Alors voilà, grâce à ces contre-vérités répandues sur ce qu'est la nuit de la foi, tous les déprimés et les aigris de la vie s'imaginent être sur la voie de la sainteté. Je ne plaisante pas vraiment. L'an dernier un ami m'a envoyé sa correspondance avec un espèce de fou qui lui jurait qu'il était dans la nuit de la foi parce qu'il était totalement dépressif. Mon ami essayait de le raisonner, mais le gars était furieux. Ce que les chrétiens actuels appellent “nuit de la foi”, il faudrait plutôt l’appeler “nuit du démon”.

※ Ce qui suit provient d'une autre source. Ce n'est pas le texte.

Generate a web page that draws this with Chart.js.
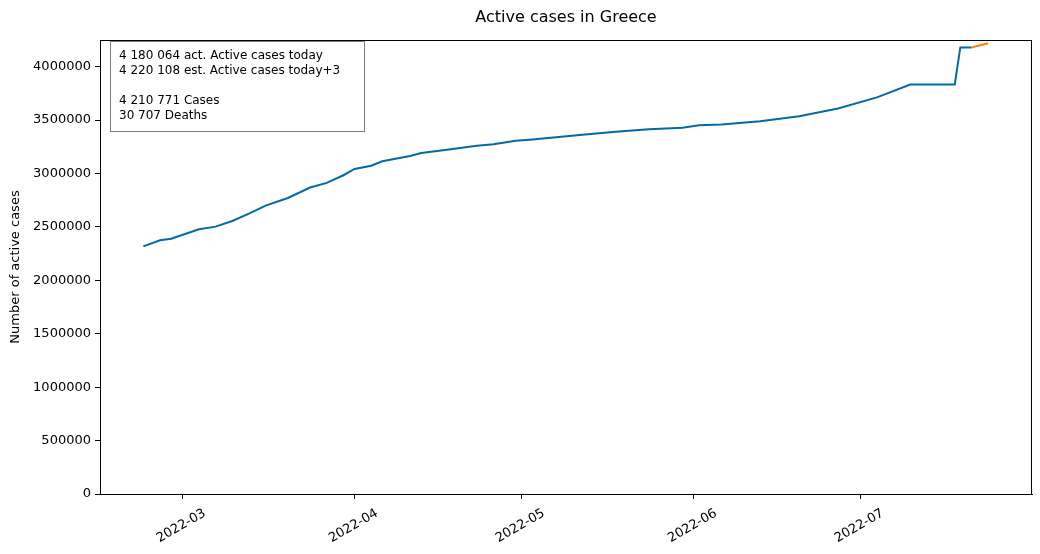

Après quoi je ne prétends nullement être un saint. Je voulais juste dire que les gens sont vraiment enduits d'erreurs par ceux qui font profession de leur enseigner, et que, à mon petit niveau, on peut déjà expérimenter une augmentation très nette des "lumières" en lâchant ses facultés naturelles. Ensuite chacun les lâche à son rythme, si ça lui plaît. Si ça ne m'avait pas plu je ne l'aurais pas fait. Ce qui permet au passage de préciser que ça n'est pas forcément une chose horrible qui attend le croyant. Mais il ne faut pas non plus le faire si on n'a pas déjà une certaine quantité de "foi", c'est-à-dire de perceptions surnaturelles. Qui au départ sont assez obscures, mais enfin, l'homme intérieur évolue lui aussi, et c'est vrai que pour qu'il puisse évoluer il faut quand même lui laisser un peu de place.
Ensuite je ne prétends pas que mes perceptions surnaturelles soient exemptes d'impuretés. Il est bien évident que ça s'affine et que ça se purifie avec le temps. Le premier effort à faire étant bien sûr de tout lâcher. Ne rien saisir comme diraient les bouddhistes. Avoir confiance que plus on lâche, plus ça vient. Alors parfois bien sûr, il n'y a rien. Cela dit, même dans ce rien, il peut rester quand même une certaine impression de suavité qui serait l'amour qu'on a pour Dieu, ou qu'il a pour nous. Alors quand cet amour est là, ça n'est pas grave qu'il n'y ait rien d'autre.
Bon, un de ces jours il faudra que je fasse un article sur le fait que cet amour n'a vraiment rien à voir avec une "émotion", ni avec une quelconque sensiblerie.